Friday, June 12, 2009

More in the world of unused code detection : Klocwork

As noted in a previous posting, I have a major refactoring task ahead of me with the code base that I am now the owner of.

Recently we had an intermittent problem that may have been the result of a resource leak. Because we were unable to reproduce it, we put some processes in place for the next time and I did what I always do. Look to see if there is some tool out there that will allow me to detect resource leaks in the code in the current branch of the code base.

The two that most people seem to recommend are Coverity and Klocwork. A number of my acquaintances have said that Klocwork was better at detecting resource leaks so I decided to try it.

Here is the good news: the tool mostly does the job.

The bad news : the company doesn't quite have it together.

In one key way it does: they are curteous, efficient and smart. The sheer efficiency and overall effectiveness highlights even more their marketing/sales deficiencies.

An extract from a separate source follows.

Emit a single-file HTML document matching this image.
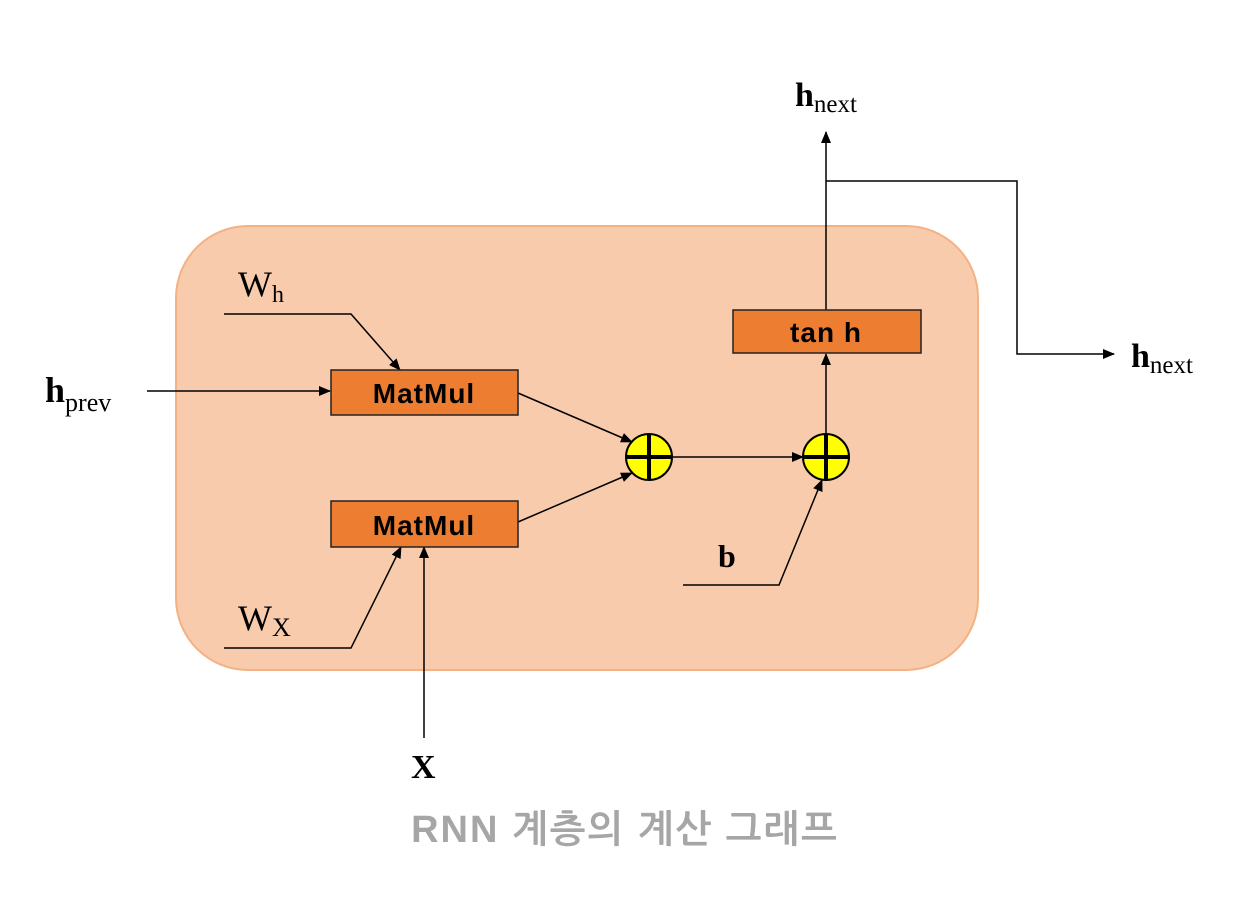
<!DOCTYPE html>
<html><head><meta charset="utf-8">
<style>html,body{margin:0;padding:0;background:#fff;}svg{display:block;}</style>
</head><body>
<svg width="1254" height="917" viewBox="0 0 1254 917" xmlns="http://www.w3.org/2000/svg">
<defs>
<marker id="a" markerWidth="12" markerHeight="10" refX="11" refY="5" orient="auto" markerUnits="userSpaceOnUse">
<path d="M0,0 L12,5 L0,10 z" fill="#000"/>
</marker>
</defs>
<rect x="176" y="226" width="802" height="444" rx="72" ry="72" fill="#f8cbad" stroke="#f4b183" stroke-width="2"/>
<g stroke="#000" stroke-width="1.5" fill="none">
<line x1="147" y1="391" x2="330" y2="391" marker-end="url(#a)"/>
<polyline points="224,314 351,314 400,370" marker-end="url(#a)"/>
<polyline points="224,648 351,648 401,547" marker-end="url(#a)"/>
<line x1="424" y1="738" x2="424" y2="547" marker-end="url(#a)"/>
<line x1="518" y1="393" x2="632" y2="442" marker-end="url(#a)"/>
<line x1="518" y1="522" x2="632" y2="473" marker-end="url(#a)"/>
<line x1="671" y1="457" x2="803" y2="457" marker-end="url(#a)"/>
<polyline points="683,585 779,585 822,480" marker-end="url(#a)"/>
<line x1="826" y1="435" x2="826" y2="354" marker-end="url(#a)"/>
<line x1="826" y1="310" x2="826" y2="132" marker-end="url(#a)"/>
<polyline points="826,181 1017,181 1017,354 1114,354" marker-end="url(#a)"/>
</g>
<rect x="331" y="370" width="187" height="45" fill="#ed7d31" stroke="#222" stroke-width="1.5"/>
<rect x="331" y="501" width="187" height="46" fill="#ed7d31" stroke="#222" stroke-width="1.5"/>
<rect x="733" y="310" width="188" height="43" fill="#ed7d31" stroke="#222" stroke-width="1.5"/>
<g font-family="'Liberation Sans',sans-serif" font-weight="bold" font-size="28" fill="#000" text-anchor="middle" letter-spacing="1">
<text x="424" y="403">MatMul</text>
<text x="424" y="535">MatMul</text>
<text x="826" y="342">tan h</text>
</g>
<g stroke="#000" fill="#ffff00" stroke-width="2">
<circle cx="649" cy="457" r="23"/>
<circle cx="826" cy="457" r="23"/>
</g>
<g stroke="#000" stroke-width="4">
<line x1="627" y1="457" x2="671" y2="457"/><line x1="649" y1="435" x2="649" y2="479"/>
<line x1="804" y1="457" x2="848" y2="457"/><line x1="826" y1="435" x2="826" y2="479"/>
</g>
<g font-family="'Liberation Serif',serif" fill="#000">
<text x="795" y="106" font-size="34" font-weight="bold">h<tspan font-size="25" font-weight="normal" dy="6">next</tspan></text>
<text x="1131" y="367" font-size="34" font-weight="bold">h<tspan font-size="25" font-weight="normal" dy="6">next</tspan></text>
<text x="45" y="402" font-size="36" font-weight="bold">h<tspan font-size="26" font-weight="normal" dy="9">prev</tspan></text>
<text x="238" y="296" font-size="36">W<tspan font-size="24" dy="6">h</tspan></text>
<text x="238" y="630" font-size="36">W<tspan font-size="26" dy="6">X</tspan></text>
<text x="718" y="567" font-size="32" font-weight="bold">b</text>
<text x="411" y="778" font-size="34" font-weight="bold">X</text>
</g>
<text x="625" y="842" text-anchor="middle" font-family="'Liberation Sans','NanumGothic','Noto Sans CJK KR',sans-serif" font-weight="bold" font-size="38" letter-spacing="2" fill="#a6a6a6">RNN 계층의 계산 그래프</text>
</svg>
</body></html>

I think the key thing that I kept bumping into is that there were limitations and conditions that were not clearly spelled out during the purchasing process. Klocwork had a salesperson and a technician on the phone with me at their request to evaluate my needs. The decision was made for me to go with the Klocwork Solo product rather than the honking big enterprise licensed behemoth that is their main line product. When I pulled down the demo version of Klocwork Solo I discovered that the temporary license covered more than a month but that the demo version could only handle 99 files at a pop and the Solo product could only run under Windows even though it is a Java application ( it appears to spawn a Windows executable as part of its analysis process).

Neither of these facts came to the surface in the initial call.

Personally, I would recommend that when you are making available a trial application of a code analysis tool, that you make it a short period of time AND allow it to handle an enterprise class number of files. After all, you know people are going to use it on their code base, and will need to do so in order to demonstrate its worth to the powers that be.

The 99 file limitation was a pain, but I evaluated the tool enough to determine but it was probably worth the $100 it costs to get it in and try it out on a larger code base.

I purchased the $100 Solo product and discovered that it was limited to 1000 files (but apparently I can call Klocwork and get that expanded). Luckily, I was able to limit the code base I was interested in to 1000 files.

But the other thing I discovered is that the licensing tool appears to talk with the Klocwork mothership very time I start up Eclipse and the license is only valid for a year. That was another detail that was not presented upfront.

I don't want to leave you with the idea that I think that Klocwork is intentionally misleading people. I don't think that. But I do think that the management of licenses and sales are oriented toward a different scale of user than a small shop of 3 to 5 developers.

I don't think I will be recommending their tools until they rapidly revise their licensing and license management.